Although the city has invested in upgrades to its existing gray infrastructure by adding storage and increasing treatment capacity, the costs are high and untreated sewage is still entering the Conestoga River. Deciding that investing in infrastructure alone would not solve the problem and recognizing that it is an extremely costly approach, the city decided to also attack the problem with green infrastructure methods of storm water management.
In addition to the environmental benefits of a green infrastructure, city leaders recognized the economic benefits as well. A green infrastructure reduces costs of storm water management and increases property values.
So what exactly is a green infrastructure?
- Porous pavements that allow water filtration.
- Rain gardens, which are designed to capture and filter rainwater and make it available for nearby plants and trees, while preventing polluted rainwater from flowing into storm drains.
- Tree-filled, so that the tree canopy can manage storm water runoff.
- Green roofs, which cool buildings, and sidewalk planters.

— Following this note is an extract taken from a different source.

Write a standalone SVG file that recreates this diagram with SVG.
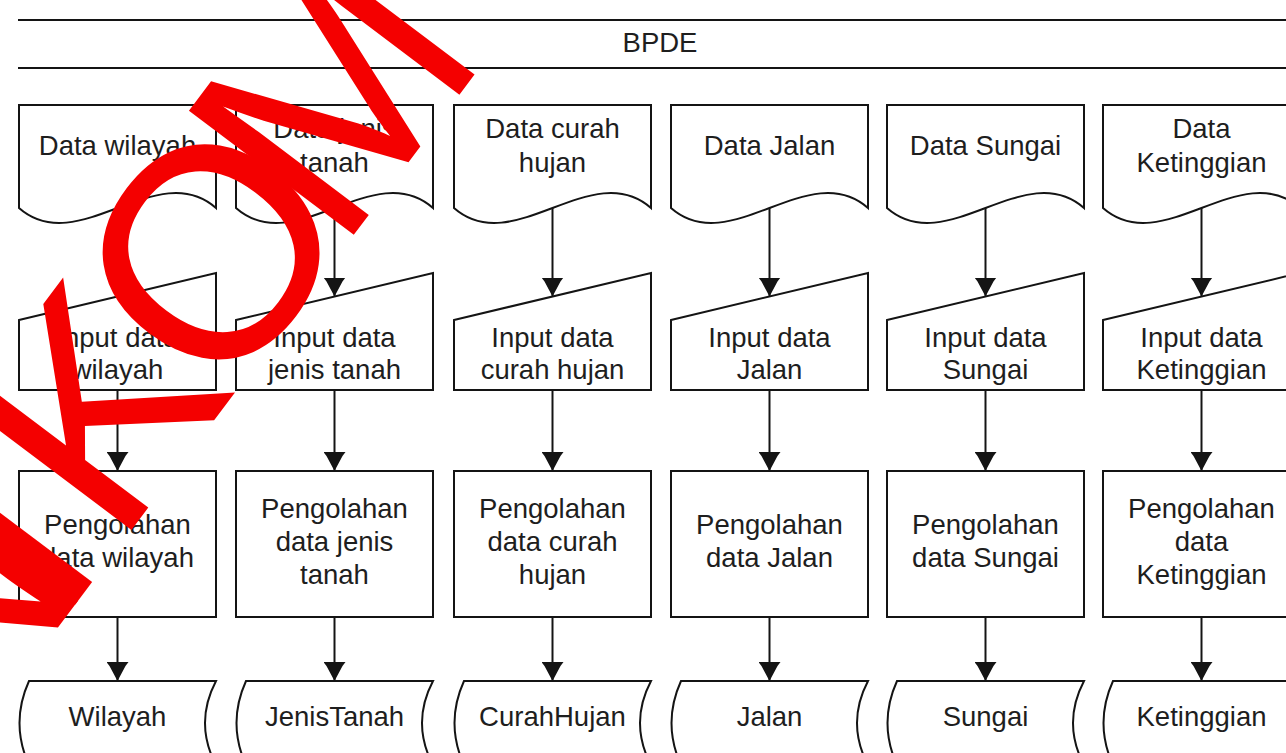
<svg xmlns="http://www.w3.org/2000/svg" width="1286" height="753" viewBox="0 0 1286 753">
  <style>
    .shape { fill: #ffffff; stroke: #141414; stroke-width: 2; }
    .edge { fill: none; stroke: #141414; stroke-width: 2; }
    .wire { fill: none; stroke: #141414; stroke-width: 2; marker-end: url(#head); }
    .lbl { font-family: "Liberation Sans", Arial, sans-serif; font-size: 27.5px; fill: #1e1e1e; text-anchor: middle; }
    .mark { font-family: "Liberation Sans", Arial, sans-serif; font-size: 300px; letter-spacing: -22px; fill: #f40000; }
  </style>
  <defs>
    <marker id="head" viewBox="0 -11 19 22" refX="19" refY="0" markerWidth="19" markerHeight="22" markerUnits="userSpaceOnUse" orient="auto">
      <path d="M0,-11 L4,-8 L19,0 L4,8 L0,11 Z" fill="#141414"/>
    </marker>
  </defs>
  <rect width="1286" height="753" fill="#ffffff"/>

  <!-- swimlane header -->
  <g id="lane-bpde">
    <line class="edge" x1="18" y1="20" x2="1286" y2="20"/>
    <line class="edge" x1="18" y1="68" x2="1286" y2="68"/>
    <text class="lbl" x="660" y="52">BPDE</text>
  </g>

  <!-- column 1: wilayah -->
  <g id="doc-wilayah">
    <path class="shape" d="M19,105 H216 V208 C156.9,156 78.1,260 19,208 Z"/>
    <text class="lbl" x="117.5" y="155">Data wilayah</text>
  </g>
  <g id="input-wilayah">
    <path class="shape" d="M19,320 L216,273 V390 H19 Z"/>
    <text class="lbl" x="117.5" y="347">Input data<tspan x="117.5" dy="32">wilayah</tspan></text>
  </g>
  <g id="proc-wilayah">
    <rect class="shape" x="19" y="471" width="197" height="146"/>
    <text class="lbl" x="117.5" y="534">Pengolahan<tspan x="117.5" dy="33">data wilayah</tspan></text>
  </g>
  <g id="store-wilayah">
    <path class="shape" d="M29,681 H216 Q194,723 216,765 H29 Q10,723 29,681 Z"/>
    <text class="lbl" x="117.5" y="726">Wilayah</text>
  </g>

  <!-- column 2: jenis tanah -->
  <g id="doc-jenis-tanah">
    <path class="shape" d="M236,105 H433 V208 C373.9,156 295.1,260 236,208 Z"/>
    <text class="lbl" x="334.5" y="138">Data jenis<tspan x="334.5" dy="34">tanah</tspan></text>
  </g>
  <g id="input-jenis-tanah">
    <path class="shape" d="M236,320 L433,273 V390 H236 Z"/>
    <text class="lbl" x="334.5" y="347">Input data<tspan x="334.5" dy="32">jenis tanah</tspan></text>
  </g>
  <g id="proc-jenis-tanah">
    <rect class="shape" x="236" y="471" width="197" height="146"/>
    <text class="lbl" x="334.5" y="518">Pengolahan<tspan x="334.5" dy="33">data jenis</tspan><tspan x="334.5" dy="33">tanah</tspan></text>
  </g>
  <g id="store-jenis-tanah">
    <path class="shape" d="M246,681 H433 Q411,723 433,765 H246 Q227,723 246,681 Z"/>
    <text class="lbl" x="334.5" y="726">JenisTanah</text>
  </g>

  <!-- column 3: curah hujan -->
  <g id="doc-curah-hujan">
    <path class="shape" d="M454,105 H651 V208 C591.9,156 513.1,260 454,208 Z"/>
    <text class="lbl" x="552.5" y="138">Data curah<tspan x="552.5" dy="34">hujan</tspan></text>
  </g>
  <g id="input-curah-hujan">
    <path class="shape" d="M454,320 L651,273 V390 H454 Z"/>
    <text class="lbl" x="552.5" y="347">Input data<tspan x="552.5" dy="32">curah hujan</tspan></text>
  </g>
  <g id="proc-curah-hujan">
    <rect class="shape" x="454" y="471" width="197" height="146"/>
    <text class="lbl" x="552.5" y="518">Pengolahan<tspan x="552.5" dy="33">data curah</tspan><tspan x="552.5" dy="33">hujan</tspan></text>
  </g>
  <g id="store-curah-hujan">
    <path class="shape" d="M464,681 H651 Q629,723 651,765 H464 Q445,723 464,681 Z"/>
    <text class="lbl" x="552.5" y="726">CurahHujan</text>
  </g>

  <!-- column 4: jalan -->
  <g id="doc-jalan">
    <path class="shape" d="M671,105 H868 V208 C808.9,156 730.1,260 671,208 Z"/>
    <text class="lbl" x="769.5" y="155">Data Jalan</text>
  </g>
  <g id="input-jalan">
    <path class="shape" d="M671,320 L868,273 V390 H671 Z"/>
    <text class="lbl" x="769.5" y="347">Input data<tspan x="769.5" dy="32">Jalan</tspan></text>
  </g>
  <g id="proc-jalan">
    <rect class="shape" x="671" y="471" width="197" height="146"/>
    <text class="lbl" x="769.5" y="534">Pengolahan<tspan x="769.5" dy="33">data Jalan</tspan></text>
  </g>
  <g id="store-jalan">
    <path class="shape" d="M681,681 H868 Q846,723 868,765 H681 Q662,723 681,681 Z"/>
    <text class="lbl" x="769.5" y="726">Jalan</text>
  </g>

  <!-- column 5: sungai -->
  <g id="doc-sungai">
    <path class="shape" d="M887,105 H1084 V208 C1024.9,156 946.1,260 887,208 Z"/>
    <text class="lbl" x="985.5" y="155">Data Sungai</text>
  </g>
  <g id="input-sungai">
    <path class="shape" d="M887,320 L1084,273 V390 H887 Z"/>
    <text class="lbl" x="985.5" y="347">Input data<tspan x="985.5" dy="32">Sungai</tspan></text>
  </g>
  <g id="proc-sungai">
    <rect class="shape" x="887" y="471" width="197" height="146"/>
    <text class="lbl" x="985.5" y="534">Pengolahan<tspan x="985.5" dy="33">data Sungai</tspan></text>
  </g>
  <g id="store-sungai">
    <path class="shape" d="M897,681 H1084 Q1062,723 1084,765 H897 Q878,723 897,681 Z"/>
    <text class="lbl" x="985.5" y="726">Sungai</text>
  </g>

  <!-- column 6: ketinggian -->
  <g id="doc-ketinggian">
    <path class="shape" d="M1103,105 H1300 V208 C1240.9,156 1162.1,260 1103,208 Z"/>
    <text class="lbl" x="1201.5" y="138">Data<tspan x="1201.5" dy="34">Ketinggian</tspan></text>
  </g>
  <g id="input-ketinggian">
    <path class="shape" d="M1103,320 L1300,273 V390 H1103 Z"/>
    <text class="lbl" x="1201.5" y="347">Input data<tspan x="1201.5" dy="32">Ketinggian</tspan></text>
  </g>
  <g id="proc-ketinggian">
    <rect class="shape" x="1103" y="471" width="197" height="146"/>
    <text class="lbl" x="1201.5" y="518">Pengolahan<tspan x="1201.5" dy="33">data</tspan><tspan x="1201.5" dy="33">Ketinggian</tspan></text>
  </g>
  <g id="store-ketinggian">
    <path class="shape" d="M1113,681 H1300 Q1278,723 1300,765 H1113 Q1094,723 1113,681 Z"/>
    <text class="lbl" x="1201.5" y="726">Ketinggian</text>
  </g>

  <!-- connectors -->
  <g id="connectors">
    <path class="wire" d="M117.5,208 V296.5"/>
    <path class="wire" d="M117.5,390 V471"/>
    <path class="wire" d="M117.5,617 V681"/>
    <path class="wire" d="M334.5,208 V296.5"/>
    <path class="wire" d="M334.5,390 V471"/>
    <path class="wire" d="M334.5,617 V681"/>
    <path class="wire" d="M552.5,208 V296.5"/>
    <path class="wire" d="M552.5,390 V471"/>
    <path class="wire" d="M552.5,617 V681"/>
    <path class="wire" d="M769.5,208 V296.5"/>
    <path class="wire" d="M769.5,390 V471"/>
    <path class="wire" d="M769.5,617 V681"/>
    <path class="wire" d="M985.5,208 V296.5"/>
    <path class="wire" d="M985.5,390 V471"/>
    <path class="wire" d="M985.5,617 V681"/>
    <path class="wire" d="M1201.5,208 V296.5"/>
    <path class="wire" d="M1201.5,390 V471"/>
    <path class="wire" d="M1201.5,617 V681"/>
  </g>

  <!-- red diagonal stamp across the upper left -->
  <g id="stamp">
    <text class="mark" transform="translate(-154.6,909.5) rotate(-53)" dx="0 0 -35 35 0 -20">UNIKOM</text>
  </g>
</svg>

- Cisterns and rain barrels.
Does it really make a difference?
Yes. The city of Lancaster Green Infrastructure Plan estimates” that an expanded tree canopy that will manage storm water runoff for approximately 45 acres of impervious area.” Parking lots will be retrofitted as they are in need of repaving. The retrofits will eventually manage runoff from 130 acres of privately-owned parking lots. A porous basketball court and infiltration bed is estimated to reduce runoff by 700,000 gallons each year, and the cost to design and build it was half the cost of a gray infrastructure to achieve the same thing.
Resources for Residents
Extensive resources are available on the city website, along with the complete green infrastructure plan. Many communities will find the plan and resources useful as they address storm water and other issues affecting water quality.